<<<<

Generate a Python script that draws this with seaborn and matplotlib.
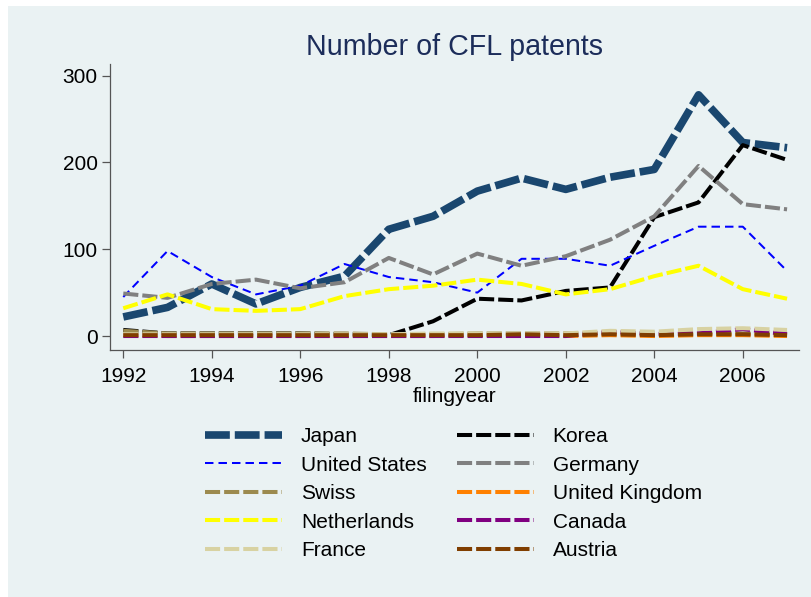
import matplotlib
matplotlib.use("Agg")
import matplotlib.pyplot as plt
import numpy as np
import pandas as pd
import seaborn as sns
from matplotlib.lines import Line2D
from matplotlib.patches import Rectangle

# ---------------- data ----------------
years = list(range(1992, 2008))
japan = [22, 33, 60, 37, 56, 69, 123, 138, 167, 182, 169, 183, 192, 278, 223, 217]
korea = [7, 3, 3, 3, 3, 2, 1, 17, 43, 41, 52, 56, 137, 154, 220, 203]
united_states = [45, 98, 68, 48, 58, 83, 68, 62, 50, 89, 89, 81, 104, 126, 126, 75]
germany = [49, 44, 60, 65, 55, 62, 90, 71, 95, 81, 92, 111, 138, 196, 152, 146]
swiss = [6, 3, 3, 3, 3, 3, 2, 2, 3, 3, 3, 3, 3, 3, 3, 3]
united_kingdom = [1, 0, 0, 0, 0, 0, 0, 0, 1, 1, 0, 1, 0, 1, 1, 0]
netherlands = [32, 48, 31, 29, 31, 46, 54, 58, 65, 60, 48, 54, 69, 81, 54, 43]
canada = [0, 0, 0, 0, 0, 0, 0, 0, 0, 0, 0, 5, 2, 3, 8, 2]
france = [2, 2, 2, 2, 2, 2, 2, 3, 3, 3, 3, 6, 5, 8, 9, 7]
austria = [1, 1, 1, 1, 1, 1, 1, 1, 1, 2, 1, 2, 1, 2, 2, 1]

x_ticks = [1992, 1994, 1996, 1998, 2000, 2002, 2004, 2006]
y_ticks = [0, 100, 200, 300]

plot_order = ["Japan", "Korea", "United States", "Germany", "Swiss",
              "United Kingdom", "Netherlands", "Canada", "France", "Austria"]
values = {"Japan": japan, "Korea": korea, "United States": united_states,
          "Germany": germany, "Swiss": swiss, "United Kingdom": united_kingdom,
          "Netherlands": netherlands, "Canada": canada, "France": france,
          "Austria": austria}
legend_order = ["Japan", "United States", "Swiss", "Netherlands", "France",
                "Korea", "Germany", "United Kingdom", "Canada", "Austria"]

rows = []
for name in plot_order:
    for yr, v in zip(years, values[name]):
        rows.append({"filingyear": yr, "count": v, "country": name})
df = pd.DataFrame(rows)

# ---------------- styles ----------------
colors = {"Japan": "#1A476F", "Korea": "#000000", "United States": "#0000FF",
          "Germany": "#808080", "Swiss": "#9C8A4E", "United Kingdom": "#FF8000",
          "Netherlands": "#FFFF00", "Canada": "#800080", "France": "#D8D2A2",
          "Austria": "#803E00"}
med_lw = 2.9
med_dash = (3.75, 1.0)
styles = {name: (med_lw, med_dash) for name in plot_order}
styles["Japan"] = (5.5, (3.25, 0.65))
styles["United States"] = (1.45, (4.2, 2.5))

BG = "#EAF2F3"
W, H = 811, 597
plt.rcParams["font.family"] = ["Liberation Sans", "DejaVu Sans"]

fig = plt.figure(figsize=(W / 100, H / 100), dpi=100, facecolor="white")
fig.patches.append(Rectangle((8 / W, 0), 1 - 8 / W, 1 - 6 / H,
                             transform=fig.transFigure, facecolor=BG,
                             edgecolor="none", zorder=-10))

ax = fig.add_axes([110 / W, 1 - 350 / H, (799 - 110) / W, (350 - 64) / H])
ax.set_facecolor(BG)
ax.patch.set_alpha(0)

for name in plot_order:
    lw, dash = styles[name]
    sub = df[df["country"] == name]
    sns.lineplot(data=sub, x="filingyear", y="count", ax=ax, color=colors[name],
                 linewidth=lw, linestyle=(0, dash), legend=False)

ax.set_xlim(1991.70, 2007.27)
ax.set_ylim(-16.1, 313.5)
ax.set_xticks(x_ticks)
ax.set_yticks(y_ticks)
ax.set_xticklabels([str(t) for t in x_ticks], fontsize=15)
ax.set_yticklabels([str(t) for t in y_ticks], fontsize=15)
ax.set_xlabel("filingyear", fontsize=15, labelpad=1)
ax.set_ylabel("")
for s in ["top", "right"]:
    ax.spines[s].set_visible(False)
for s in ["left", "bottom"]:
    ax.spines[s].set_color("#555555")
    ax.spines[s].set_linewidth(0.9)
ax.tick_params(axis="both", length=6, width=0.9, color="#555555", labelcolor="black")
ax.tick_params(axis="x", pad=6)
ax.tick_params(axis="y", pad=3)

fig.text(455 / W, 1 - 55 / H, "Number of CFL patents", ha="center",
         va="baseline", fontsize=20.6, color="#1C2D5A")

handles = []
for name in legend_order:
    lw, dash = styles[name]
    handles.append(Line2D([], [], color=colors[name], linewidth=lw,
                          linestyle=(0, dash)))
fig.legend(handles, legend_order, ncol=2, loc="upper left",
           bbox_to_anchor=(205 / W, 1 - 427 / H), frameon=False, fontsize=15,
           handlelength=3.7, handletextpad=0.9, columnspacing=1.45,
           labelspacing=0.46, borderpad=0, borderaxespad=0)

fig.savefig("out.png", dpi=100, facecolor="white")
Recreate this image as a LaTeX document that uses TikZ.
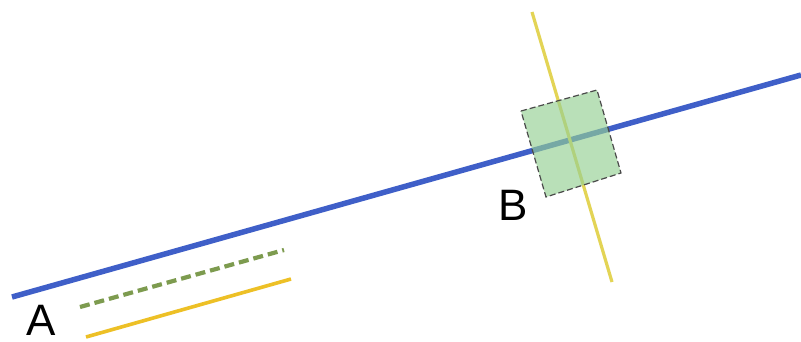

>>>>

_Aim of the task_. Skip the pictures, please, and transcribe only the lines from the beginning of the material through the one that contains "from matplotlib.patches import Rectangle".

_Worked answer_.
Generate a Python script that draws this with seaborn and matplotlib.
import matplotlib
matplotlib.use("Agg")
import matplotlib.pyplot as plt
import numpy as np
import pandas as pd
import seaborn as sns
from matplotlib.lines import Line2D
from matplotlib.patches import Rectangle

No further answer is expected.